**WHAT NEEDS TO BE DONE**.
In the data below, find each line containing the string "with" and return it.

**GIVEN MATERIAL**.

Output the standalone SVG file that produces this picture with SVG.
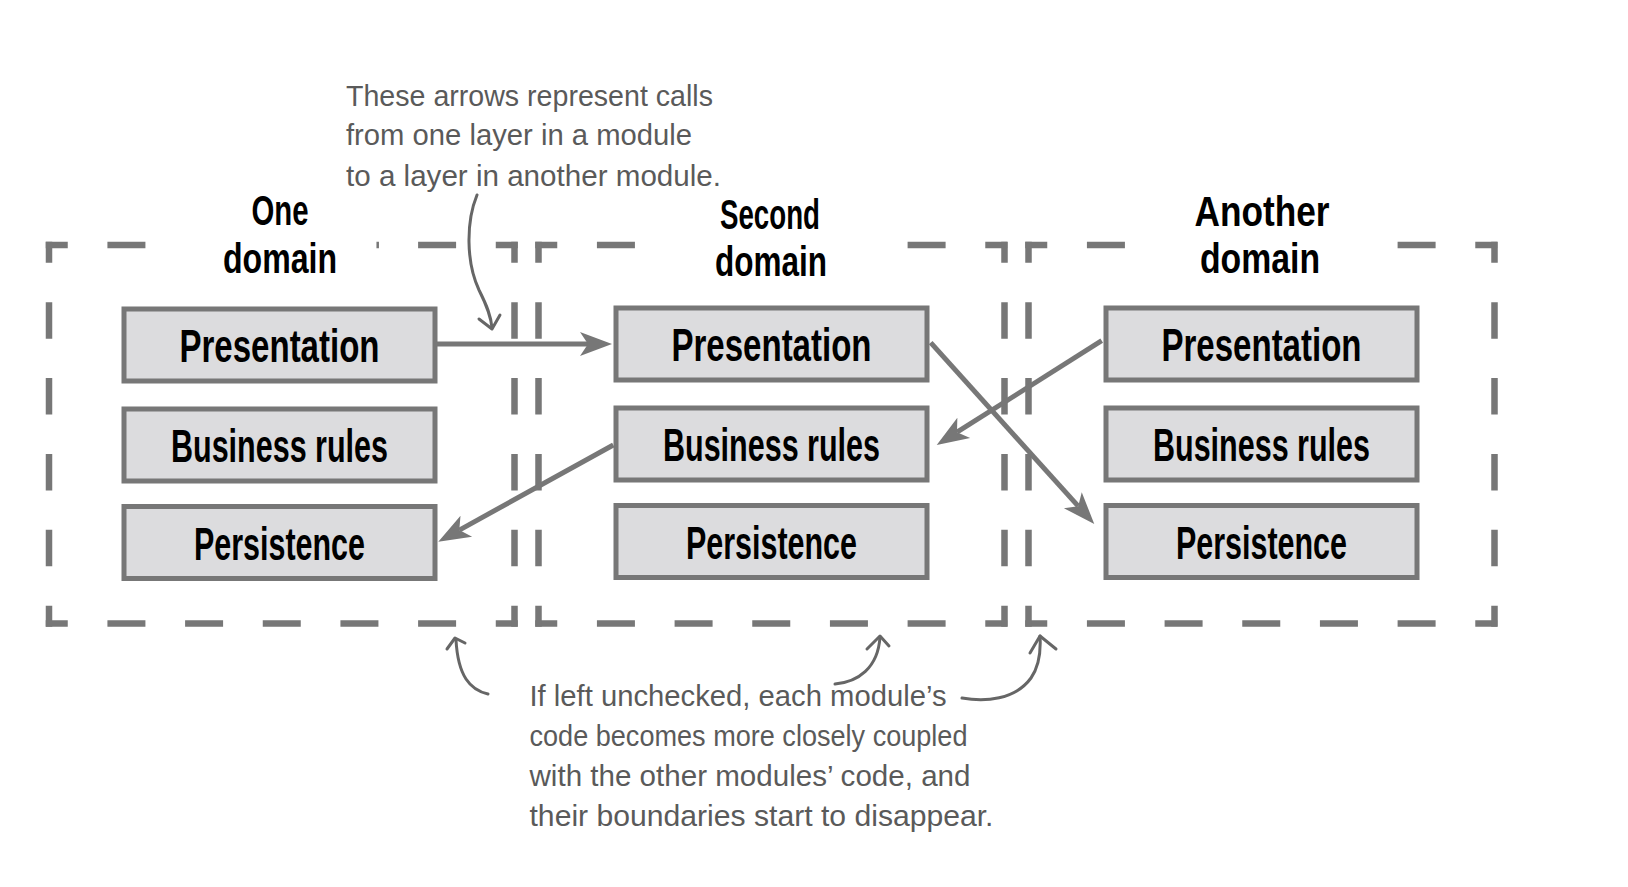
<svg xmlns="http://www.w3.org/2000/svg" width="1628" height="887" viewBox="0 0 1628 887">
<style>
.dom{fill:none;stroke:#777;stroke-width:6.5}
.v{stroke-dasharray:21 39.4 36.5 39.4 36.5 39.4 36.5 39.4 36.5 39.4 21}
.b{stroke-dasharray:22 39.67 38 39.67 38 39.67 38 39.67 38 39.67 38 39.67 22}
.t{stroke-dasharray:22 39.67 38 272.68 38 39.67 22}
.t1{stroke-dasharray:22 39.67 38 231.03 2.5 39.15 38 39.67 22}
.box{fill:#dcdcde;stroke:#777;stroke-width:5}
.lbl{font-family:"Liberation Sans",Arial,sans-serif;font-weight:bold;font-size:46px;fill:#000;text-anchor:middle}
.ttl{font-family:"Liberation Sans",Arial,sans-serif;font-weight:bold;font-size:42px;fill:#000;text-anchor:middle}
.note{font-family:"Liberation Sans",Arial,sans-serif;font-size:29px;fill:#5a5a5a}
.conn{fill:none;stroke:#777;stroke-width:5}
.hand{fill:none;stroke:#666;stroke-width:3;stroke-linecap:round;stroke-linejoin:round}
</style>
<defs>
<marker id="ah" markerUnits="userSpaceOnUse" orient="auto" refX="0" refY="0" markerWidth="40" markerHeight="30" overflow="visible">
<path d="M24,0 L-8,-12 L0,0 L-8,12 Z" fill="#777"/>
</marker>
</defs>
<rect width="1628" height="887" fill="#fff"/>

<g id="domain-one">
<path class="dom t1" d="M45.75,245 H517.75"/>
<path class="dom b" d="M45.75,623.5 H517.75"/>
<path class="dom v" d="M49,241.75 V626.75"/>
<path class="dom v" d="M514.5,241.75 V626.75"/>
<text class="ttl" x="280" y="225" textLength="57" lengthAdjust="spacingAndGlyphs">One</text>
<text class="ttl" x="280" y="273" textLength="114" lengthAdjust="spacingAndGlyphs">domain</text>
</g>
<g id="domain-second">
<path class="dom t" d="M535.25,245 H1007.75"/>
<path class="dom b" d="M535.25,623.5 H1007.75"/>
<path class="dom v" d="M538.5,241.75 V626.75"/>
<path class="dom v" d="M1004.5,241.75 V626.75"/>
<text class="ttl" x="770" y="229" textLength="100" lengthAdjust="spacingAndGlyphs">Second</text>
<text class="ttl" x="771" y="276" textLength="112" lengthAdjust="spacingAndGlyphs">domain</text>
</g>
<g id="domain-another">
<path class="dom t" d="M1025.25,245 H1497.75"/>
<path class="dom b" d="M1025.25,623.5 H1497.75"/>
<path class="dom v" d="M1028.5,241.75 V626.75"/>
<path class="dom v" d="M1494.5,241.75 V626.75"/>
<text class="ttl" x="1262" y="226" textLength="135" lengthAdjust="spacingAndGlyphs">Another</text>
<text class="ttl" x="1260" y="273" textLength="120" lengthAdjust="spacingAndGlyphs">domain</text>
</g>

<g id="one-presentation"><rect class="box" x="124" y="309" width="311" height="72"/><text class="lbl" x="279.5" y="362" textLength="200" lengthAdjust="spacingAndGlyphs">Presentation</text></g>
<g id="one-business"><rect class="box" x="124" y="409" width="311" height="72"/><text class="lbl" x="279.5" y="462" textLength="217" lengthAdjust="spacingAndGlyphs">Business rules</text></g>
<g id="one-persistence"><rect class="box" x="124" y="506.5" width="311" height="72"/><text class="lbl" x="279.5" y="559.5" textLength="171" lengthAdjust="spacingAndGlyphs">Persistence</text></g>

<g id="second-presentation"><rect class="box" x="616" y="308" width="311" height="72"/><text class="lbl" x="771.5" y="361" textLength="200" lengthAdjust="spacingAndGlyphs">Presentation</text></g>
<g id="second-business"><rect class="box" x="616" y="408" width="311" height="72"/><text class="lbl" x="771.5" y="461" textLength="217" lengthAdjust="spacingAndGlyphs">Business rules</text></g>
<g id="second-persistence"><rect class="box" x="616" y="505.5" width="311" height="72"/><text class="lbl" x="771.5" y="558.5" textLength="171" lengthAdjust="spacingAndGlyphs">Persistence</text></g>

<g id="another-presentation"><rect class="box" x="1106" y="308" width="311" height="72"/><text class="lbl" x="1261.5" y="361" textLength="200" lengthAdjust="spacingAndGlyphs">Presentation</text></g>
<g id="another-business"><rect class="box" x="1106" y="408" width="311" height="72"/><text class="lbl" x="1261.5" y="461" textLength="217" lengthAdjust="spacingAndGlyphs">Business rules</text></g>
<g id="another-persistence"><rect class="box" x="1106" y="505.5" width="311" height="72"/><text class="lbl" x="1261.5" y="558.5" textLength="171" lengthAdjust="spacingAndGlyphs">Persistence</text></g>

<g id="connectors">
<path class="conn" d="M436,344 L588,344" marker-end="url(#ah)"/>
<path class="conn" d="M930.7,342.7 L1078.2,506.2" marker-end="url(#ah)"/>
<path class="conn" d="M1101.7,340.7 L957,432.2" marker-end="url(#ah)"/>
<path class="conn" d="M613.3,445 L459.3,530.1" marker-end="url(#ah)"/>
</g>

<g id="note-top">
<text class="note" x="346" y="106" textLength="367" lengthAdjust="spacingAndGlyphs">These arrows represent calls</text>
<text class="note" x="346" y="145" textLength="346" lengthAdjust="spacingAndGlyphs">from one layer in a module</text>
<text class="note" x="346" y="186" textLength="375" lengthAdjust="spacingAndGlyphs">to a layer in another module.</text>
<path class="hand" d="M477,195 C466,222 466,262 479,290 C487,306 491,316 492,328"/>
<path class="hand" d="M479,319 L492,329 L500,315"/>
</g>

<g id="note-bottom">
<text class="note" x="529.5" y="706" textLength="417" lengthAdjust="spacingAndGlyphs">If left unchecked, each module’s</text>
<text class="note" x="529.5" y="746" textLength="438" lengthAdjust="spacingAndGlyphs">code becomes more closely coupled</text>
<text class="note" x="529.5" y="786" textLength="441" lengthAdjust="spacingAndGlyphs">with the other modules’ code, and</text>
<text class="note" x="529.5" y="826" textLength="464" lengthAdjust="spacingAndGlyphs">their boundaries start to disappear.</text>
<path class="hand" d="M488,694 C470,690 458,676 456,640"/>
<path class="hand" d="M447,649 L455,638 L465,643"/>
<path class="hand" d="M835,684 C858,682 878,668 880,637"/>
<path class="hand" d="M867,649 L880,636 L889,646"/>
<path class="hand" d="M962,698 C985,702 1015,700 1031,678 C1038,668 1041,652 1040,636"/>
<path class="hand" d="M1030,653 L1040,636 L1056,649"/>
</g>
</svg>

**COMPLETE RESPONSE**.
Output the standalone SVG file that produces this picture with SVG.
<text class="note" x="529.5" y="786" textLength="441" lengthAdjust="spacingAndGlyphs">with the other modules’ code, and</text>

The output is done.